# Data provided
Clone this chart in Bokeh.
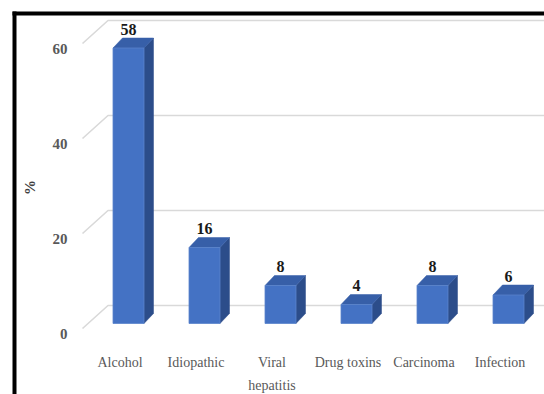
...
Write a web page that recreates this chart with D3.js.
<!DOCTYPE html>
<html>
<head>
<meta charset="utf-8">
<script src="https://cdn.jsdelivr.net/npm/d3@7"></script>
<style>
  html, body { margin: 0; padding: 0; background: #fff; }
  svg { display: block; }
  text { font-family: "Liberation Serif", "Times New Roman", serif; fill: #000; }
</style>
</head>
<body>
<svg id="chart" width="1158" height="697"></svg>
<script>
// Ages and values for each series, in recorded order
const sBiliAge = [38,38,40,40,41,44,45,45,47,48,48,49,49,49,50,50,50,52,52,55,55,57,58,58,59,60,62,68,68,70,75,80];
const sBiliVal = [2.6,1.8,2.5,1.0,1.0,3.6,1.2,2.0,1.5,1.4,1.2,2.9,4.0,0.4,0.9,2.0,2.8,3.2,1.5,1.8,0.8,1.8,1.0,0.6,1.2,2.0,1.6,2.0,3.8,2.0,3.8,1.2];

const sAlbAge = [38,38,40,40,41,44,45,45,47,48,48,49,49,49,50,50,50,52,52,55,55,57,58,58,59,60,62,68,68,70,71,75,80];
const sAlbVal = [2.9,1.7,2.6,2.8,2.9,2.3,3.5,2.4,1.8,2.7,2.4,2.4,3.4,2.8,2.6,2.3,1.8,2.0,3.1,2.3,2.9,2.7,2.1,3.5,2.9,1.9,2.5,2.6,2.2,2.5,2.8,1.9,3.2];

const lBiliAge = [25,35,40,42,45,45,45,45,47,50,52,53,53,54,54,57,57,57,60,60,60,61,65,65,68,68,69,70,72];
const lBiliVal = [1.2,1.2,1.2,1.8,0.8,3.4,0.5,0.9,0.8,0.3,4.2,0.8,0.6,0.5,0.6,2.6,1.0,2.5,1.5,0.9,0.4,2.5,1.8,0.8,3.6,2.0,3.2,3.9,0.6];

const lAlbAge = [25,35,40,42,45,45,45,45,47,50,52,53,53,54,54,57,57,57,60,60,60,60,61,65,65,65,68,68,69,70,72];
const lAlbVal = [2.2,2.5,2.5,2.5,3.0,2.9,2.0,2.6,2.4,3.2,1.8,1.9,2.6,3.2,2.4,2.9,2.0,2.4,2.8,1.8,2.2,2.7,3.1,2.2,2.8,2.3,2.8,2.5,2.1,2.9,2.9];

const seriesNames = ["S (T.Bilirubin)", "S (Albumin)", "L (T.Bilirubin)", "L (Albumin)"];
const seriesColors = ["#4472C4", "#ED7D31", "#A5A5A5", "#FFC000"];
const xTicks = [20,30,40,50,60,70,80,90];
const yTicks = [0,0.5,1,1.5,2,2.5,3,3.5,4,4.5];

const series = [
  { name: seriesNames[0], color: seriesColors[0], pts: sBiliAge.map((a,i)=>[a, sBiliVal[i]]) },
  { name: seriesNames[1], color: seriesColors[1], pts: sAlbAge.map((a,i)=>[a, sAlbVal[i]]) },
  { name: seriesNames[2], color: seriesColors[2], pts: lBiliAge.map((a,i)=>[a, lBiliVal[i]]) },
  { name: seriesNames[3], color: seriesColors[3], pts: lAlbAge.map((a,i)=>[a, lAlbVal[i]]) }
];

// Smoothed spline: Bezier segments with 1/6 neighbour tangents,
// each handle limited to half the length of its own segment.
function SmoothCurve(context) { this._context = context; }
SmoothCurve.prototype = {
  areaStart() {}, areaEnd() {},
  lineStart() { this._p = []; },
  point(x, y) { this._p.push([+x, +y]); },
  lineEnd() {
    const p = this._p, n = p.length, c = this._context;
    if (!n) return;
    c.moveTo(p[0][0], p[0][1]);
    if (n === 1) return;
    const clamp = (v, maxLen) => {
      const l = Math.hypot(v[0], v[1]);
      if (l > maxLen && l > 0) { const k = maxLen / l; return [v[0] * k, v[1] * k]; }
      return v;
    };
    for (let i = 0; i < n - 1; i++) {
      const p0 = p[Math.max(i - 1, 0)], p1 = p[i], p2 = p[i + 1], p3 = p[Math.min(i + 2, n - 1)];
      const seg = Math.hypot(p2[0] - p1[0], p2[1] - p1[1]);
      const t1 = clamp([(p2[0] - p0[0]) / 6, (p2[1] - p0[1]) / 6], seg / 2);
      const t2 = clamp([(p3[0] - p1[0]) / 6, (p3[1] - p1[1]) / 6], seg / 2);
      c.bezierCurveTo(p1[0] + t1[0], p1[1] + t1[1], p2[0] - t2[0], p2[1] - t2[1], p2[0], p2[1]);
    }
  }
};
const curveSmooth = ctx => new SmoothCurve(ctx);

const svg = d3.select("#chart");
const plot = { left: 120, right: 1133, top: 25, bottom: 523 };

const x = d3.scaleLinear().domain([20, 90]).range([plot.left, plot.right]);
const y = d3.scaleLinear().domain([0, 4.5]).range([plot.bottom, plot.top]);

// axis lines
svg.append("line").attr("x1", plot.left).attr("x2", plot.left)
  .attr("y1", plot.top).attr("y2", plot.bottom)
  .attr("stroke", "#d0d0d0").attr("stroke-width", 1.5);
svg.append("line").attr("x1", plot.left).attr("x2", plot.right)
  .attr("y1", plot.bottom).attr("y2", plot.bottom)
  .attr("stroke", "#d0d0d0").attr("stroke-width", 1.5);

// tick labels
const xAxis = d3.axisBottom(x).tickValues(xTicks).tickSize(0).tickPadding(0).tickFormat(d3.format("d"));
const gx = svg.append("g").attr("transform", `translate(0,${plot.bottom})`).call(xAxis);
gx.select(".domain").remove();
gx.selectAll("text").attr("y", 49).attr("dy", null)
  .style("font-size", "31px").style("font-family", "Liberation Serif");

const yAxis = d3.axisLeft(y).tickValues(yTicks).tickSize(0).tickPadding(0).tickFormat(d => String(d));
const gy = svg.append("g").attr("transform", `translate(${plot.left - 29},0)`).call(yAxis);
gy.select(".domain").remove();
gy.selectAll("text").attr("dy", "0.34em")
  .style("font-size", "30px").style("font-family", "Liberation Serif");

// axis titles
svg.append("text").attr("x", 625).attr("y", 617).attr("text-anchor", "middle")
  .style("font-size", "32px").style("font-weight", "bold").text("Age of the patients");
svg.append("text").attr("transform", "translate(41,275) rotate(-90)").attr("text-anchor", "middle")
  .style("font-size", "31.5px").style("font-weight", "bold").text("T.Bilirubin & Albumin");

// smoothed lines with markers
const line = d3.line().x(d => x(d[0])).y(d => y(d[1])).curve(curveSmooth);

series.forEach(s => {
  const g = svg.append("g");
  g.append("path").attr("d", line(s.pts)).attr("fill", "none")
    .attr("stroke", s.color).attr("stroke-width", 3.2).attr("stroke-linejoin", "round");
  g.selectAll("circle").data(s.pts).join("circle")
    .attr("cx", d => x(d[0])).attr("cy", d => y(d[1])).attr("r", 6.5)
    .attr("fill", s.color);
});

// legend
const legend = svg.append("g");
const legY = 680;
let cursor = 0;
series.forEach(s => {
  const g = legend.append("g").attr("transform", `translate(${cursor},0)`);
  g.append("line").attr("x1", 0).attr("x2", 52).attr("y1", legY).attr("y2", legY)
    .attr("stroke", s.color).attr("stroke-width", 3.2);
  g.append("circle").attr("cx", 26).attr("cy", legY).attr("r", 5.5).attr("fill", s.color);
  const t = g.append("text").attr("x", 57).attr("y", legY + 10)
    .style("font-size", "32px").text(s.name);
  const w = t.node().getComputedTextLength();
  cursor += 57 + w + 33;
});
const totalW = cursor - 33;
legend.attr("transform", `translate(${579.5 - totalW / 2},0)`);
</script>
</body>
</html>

# Required work
Count the lines above that contain the word "this", and give only that number.

# Task result
6